Apakah ribet menjadi seorang guru ? Sayangnya memang begitulah tahapan
wajibnya. Bagaimana dengan menjadi seorang ustadz ? Sesungguhnya ustadz
bukanlah gelar yang dapat diperoleh dari jenjang formal. Panggilan ustadz
adalah panggilan dari masyarakat banyak. Artinya ini adalah tuntutan dari
ummat, bukan tuntutan dari kantong keramat. Kita patut tertawa apabila ada
seseorang yang mengaku dirinya sebagai ustadz. Karena pengakuan itu datangnya
dari ummat bukan dari diri sendiri. Memang begitulah seharusnya ustadz.
Semua
tergantung niat di awal…
Hati saya
sedikit tergelitik ketika menyimak paparan ustadz Zulkifli, M.H.I ( kepala MTs
Nurul Islam Sekarbela ) tentang macam – macam ustadz. Beliau menjelaskan bahwa
ustadz itu ada dua macam. Ada ustadz kota, dan ada pula ustadz kampung. Bagaimana
detilnya ? Menurutnya, ada perbedaan proses memperoleh panggilan ustadz di
daerah perkotaan dan perkampungan. Lebih lanjut, ustadz Zulkifli menjelaskan,
di kota cukup dengan memiliki kecakapan berorasi ditambal dengan beberapa
atribut anak sholeh maka dengan mudah bisa memperoleh panggilan ustadz,
meskipun ilmu agamanya hanyalah secuil. Sedangkan di kampung, untuk mendapat
panggila ustadz butuh proses yang lama. Hal ini dikarenakan seorang ustadz di
kampung harus memiliki banyak bekal ilmu hingga pantas dipanggil ustadz. Mulai
dari ilmu alat seperti ilmu lughoh (nahwu, balaghoh, mantiq, dsbg) hingga ilmu
tentang tasawuf atau tauhid.
Faktanya
menjadi seorang penceramah yang bergelar ustadz di kota adalah profesi yang
sangat menjanjikan. Layaknya seorang penyanyi, meskpun isi kalimatnya kurang
begitu berbobot asalkan bisa sedikit melucu, terlebih jika ustadznya berparas
manis, jamaah perempuan pun yang penting bisa senang. Namun semua kembali kepada
niat asal. Hanya saja sangat disayangkan ketika masyarakat harus dicerdaskan
akalnya, dan ditenangkan batinnya malah harus resah, gelisah, dan ketakutan. Berita
kekinian mengabarkan adanya sejumlah kasus yang menimpa orang – orang yang
telah dipatenkan menjadi penyejuk hati dan penemu solusi. Kasus yang menimpa
merekapun cukup mengiris hati. Ada yang kasusnya pelecehan seksual, penipuan
berkedok penggandaan uang, hingga pada kasus pembunuhan. Apa yang membuat iris?

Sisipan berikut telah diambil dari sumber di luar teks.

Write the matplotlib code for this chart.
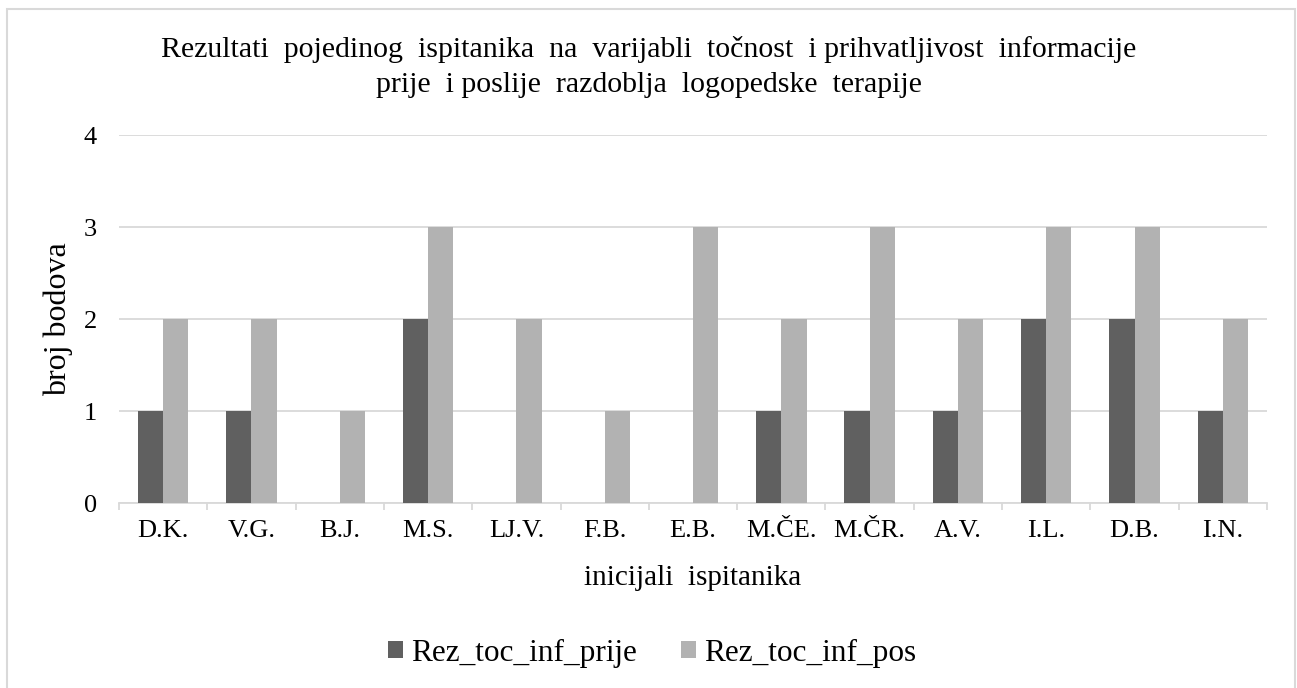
import matplotlib
matplotlib.use("Agg")
import matplotlib.pyplot as plt
import numpy as np
from matplotlib.patches import Rectangle

# initials and scores
initials = ["D.K.", "V.G.", "B.J.", "M.S.", "LJ.V.", "F.B.", "E.B.",
            "M.ČE.", "M.ČR.", "A.V.", "I.L.", "D.B.", "I.N."]
prije = [1, 1, 0, 2, 0, 0, 0, 1, 1, 1, 2, 2, 1]
pos = [2, 2, 1, 3, 2, 1, 3, 2, 3, 2, 3, 3, 2]
series_names = ["Rez_toc_inf_prije", "Rez_toc_inf_pos"]

DARK, LIGHT, GRID = "#606060", "#b2b2b2", "#d9d9d9"
FS = 19

plt.rcParams["font.family"] = ["Liberation Serif", "DejaVu Serif"]

fig = plt.figure(figsize=(12.97, 6.88), dpi=100)
ax = fig.add_axes([119 / 1297, 1 - 503 / 688, 1148 / 1297, 368 / 688])

x = np.arange(len(initials))
w = 1 / 3.5
ax.bar(x - w / 2, prije, w, color=DARK, label=series_names[0], zorder=3)
ax.bar(x + w / 2, pos, w, color=LIGHT, label=series_names[1], zorder=3)

ax.set_xlim(-0.5, len(initials) - 0.5)
ax.set_ylim(0, 4)
ax.set_yticks(range(5))
ax.yaxis.grid(True, color=GRID, lw=1.3, zorder=0)
ax.set_axisbelow(True)

for s in ["top", "right", "left"]:
    ax.spines[s].set_visible(False)
ax.spines["bottom"].set_color(GRID)
ax.spines["bottom"].set_linewidth(1.3)

ax.set_xticks(x)
ax.set_xticklabels(initials, fontsize=FS)
ax.set_xticks(np.arange(-0.5, len(initials)), minor=True)
ax.tick_params(axis="x", which="major", length=0, pad=12)
ax.tick_params(axis="x", which="minor", length=5, width=1.3, color=GRID)
ax.tick_params(axis="y", length=0, pad=16, labelsize=FS)

ax.set_ylabel("broj bodova", fontsize=23, va="center")
ax.yaxis.set_label_coords(-0.053, 0.5)
ax.set_xlabel("inicijali  ispitanika", fontsize=21, va="center")
ax.xaxis.set_label_coords(0.5, -0.204)

fig.text(0.5, 1 - 67 / 688,
         "Rezultati  pojedinog  ispitanika  na  varijabli  točnost  i prihvatljivost  informacije\n"
         "prije  i poslije  razdoblja  logopedske  terapije",
         ha="center", va="center", fontsize=21.5, linespacing=1.45)

fig.legend(loc="center", bbox_to_anchor=(0.503, 1 - 653 / 688), ncol=2,
           frameon=False, fontsize=22.5, handlelength=0.48, handleheight=0.48,
           handletextpad=0.26, columnspacing=1.4)

fig.patches.append(Rectangle((7 / 1297, -0.02), 1288 / 1297, 1.02 - 9 / 688,
                             transform=fig.transFigure, fill=False,
                             edgecolor=GRID, lw=1.5))

fig.savefig("out.png", dpi=100)
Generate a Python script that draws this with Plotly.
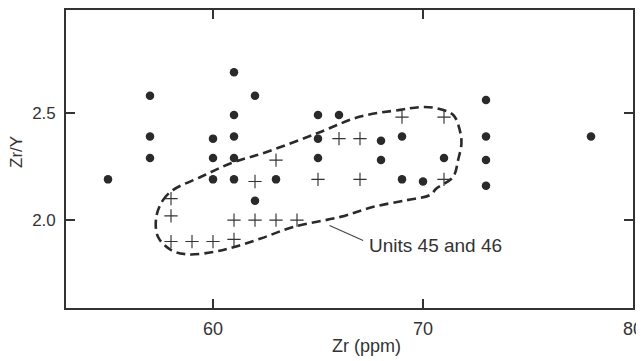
import plotly.graph_objects as go

# Other samples (filled dots)
dot_zr = [55, 57, 57, 57, 60, 60, 60, 61, 61, 61, 61, 61, 62, 62, 63,
          65, 65, 65, 66, 68, 68, 69, 69, 70, 71, 73, 73, 73, 73, 78]
dot_ratio = [2.19, 2.58, 2.39, 2.29, 2.38, 2.29, 2.19, 2.69, 2.49, 2.39, 2.29, 2.19, 2.58, 2.09, 2.19,
             2.49, 2.38, 2.29, 2.49, 2.37, 2.28, 2.39, 2.19, 2.18, 2.29, 2.56, 2.39, 2.28, 2.16, 2.39]

# Units 45 and 46 (crosses)
plus_zr = [58, 58, 58, 59, 60, 61, 61, 62, 63, 64, 62, 63, 65, 66, 67, 67, 69, 71, 71]
plus_ratio = [2.10, 2.02, 1.90, 1.90, 1.90, 1.91, 2.00, 2.00, 2.00, 2.00, 2.18, 2.28, 2.19,
              2.38, 2.38, 2.19, 2.48, 2.48, 2.19]

# Dashed field outline for Units 45 and 46
field_zr = [57.30, 57.62, 58.09, 59.43, 60.85, 62.59, 64.96, 67.01, 68.91, 69.86, 70.65,
            71.44, 71.75, 71.83, 71.67, 71.44, 70.65, 70.33, 69.23, 67.64, 66.07, 63.85,
            62.27, 61.01, 60.06, 58.80, 58.01, 57.38, 57.30]
field_ratio = [2.015, 2.093, 2.14, 2.202, 2.265, 2.319, 2.405, 2.483, 2.514, 2.527, 2.522,
               2.49, 2.42, 2.358, 2.28, 2.202, 2.148, 2.117, 2.093, 2.062, 2.015, 1.969,
               1.914, 1.875, 1.852, 1.84, 1.86, 1.922, 2.015]

# Leader line for the label
leader_zr = [65.55, 67.15]
leader_ratio = [1.975, 1.905]
label_text = "Units 45 and 46"
label_zr = 67.35
label_ratio = 1.883

x_ticks = [60, 70, 80]
y_ticks = [2.0, 2.5]

FONT = "Liberation Sans, Arial, Helvetica, sans-serif"
INK = "#2a2a2a"

# page has an 8px body margin: size the figure to fit inside the window
PAGE_OFF = 8
W, H = 644 - PAGE_OFF, 361 - PAGE_OFF
L, R, T, B = 66 - PAGE_OFF, 11, 10 - PAGE_OFF, 53
pw, ph = W - L - R, H - T - B

fig = go.Figure()

fig.add_trace(go.Scatter(
    x=field_zr, y=field_ratio, mode="lines",
    line=dict(color=INK, width=2.6, dash="9px,5px", shape="spline", smoothing=1.0),
    hoverinfo="skip", showlegend=False))

fig.add_trace(go.Scatter(
    x=leader_zr, y=leader_ratio, mode="lines",
    line=dict(color="#444", width=1.1), hoverinfo="skip", showlegend=False))

fig.add_trace(go.Scatter(
    x=dot_zr, y=dot_ratio, mode="markers",
    marker=dict(symbol="circle", size=8.5, color=INK, line=dict(width=0)),
    showlegend=False))

fig.add_trace(go.Scatter(
    x=plus_zr, y=plus_ratio, mode="markers",
    marker=dict(symbol="cross-thin", size=9.5, line=dict(color="#333", width=1.15)),
    showlegend=False))

fig.add_annotation(x=label_zr, y=label_ratio, xref="x", yref="y", text=label_text,
                   showarrow=False, xanchor="left", yanchor="middle",
                   font=dict(family=FONT, size=19, color="#333"))


def page_to_paper(px, py):
    fx, fy = px - PAGE_OFF, py - PAGE_OFF
    return (fx - L) / pw, (H - B - fy) / ph


tx, ty = page_to_paper(366, 346)
fig.add_annotation(x=tx, y=ty, xref="paper", yref="paper", text="Zr (ppm)", showarrow=False,
                   xanchor="center", yanchor="middle",
                   font=dict(family=FONT, size=18, color="#333"))
tx, ty = page_to_paper(16, 152)
fig.add_annotation(x=tx, y=ty, xref="paper", yref="paper", text="Zr/Y", showarrow=False,
                   xanchor="center", yanchor="middle",
                   textangle=-90, font=dict(family=FONT, size=17, color="#333"))

fig.update_xaxes(range=[53, 80], tickvals=x_ticks, ticks="inside", ticklen=9, tickwidth=1.5,
                 tickcolor="#333", showline=True, linecolor="#333", linewidth=1.6,
                 mirror="ticks", showgrid=False, zeroline=False, automargin=False,
                 ticklabelstandoff=4,
                 tickfont=dict(family=FONT, size=18, color="#333"))
fig.update_yaxes(range=[1.59, 2.98], tickvals=y_ticks, tickformat=".1f", ticks="inside",
                 ticklen=9, tickwidth=1.5, tickcolor="#333", showline=True, linecolor="#333",
                 linewidth=1.6, mirror="ticks", showgrid=False, zeroline=False, automargin=False,
                 ticklabelstandoff=5,
                 tickfont=dict(family=FONT, size=17, color="#333"))

fig.update_layout(width=W, height=H, margin=dict(l=L, r=R, t=T, b=B, autoexpand=False),
                  paper_bgcolor="white", plot_bgcolor="white", showlegend=False)

fig.write_html("out.html")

Tentu saja karena mereka mengaku seorang muslim taat yang merusak nama besar
islam. Maka alangkah benarnya sabda baginda Nabi tersebut tentang niat. “
Segala sesuatunya tergantung kepada niat “ ( Al-Hadits). Awalnya menjanjikan
janji manis, ketika telah terperangkap jadilah santapan yang manis. Ketika
sudah terendus oleh aparat barulah mulai menangis. Seakan – akan dia adalah
tokoh agama yang sedang diuji oleh Tuhan yang Maha Agung.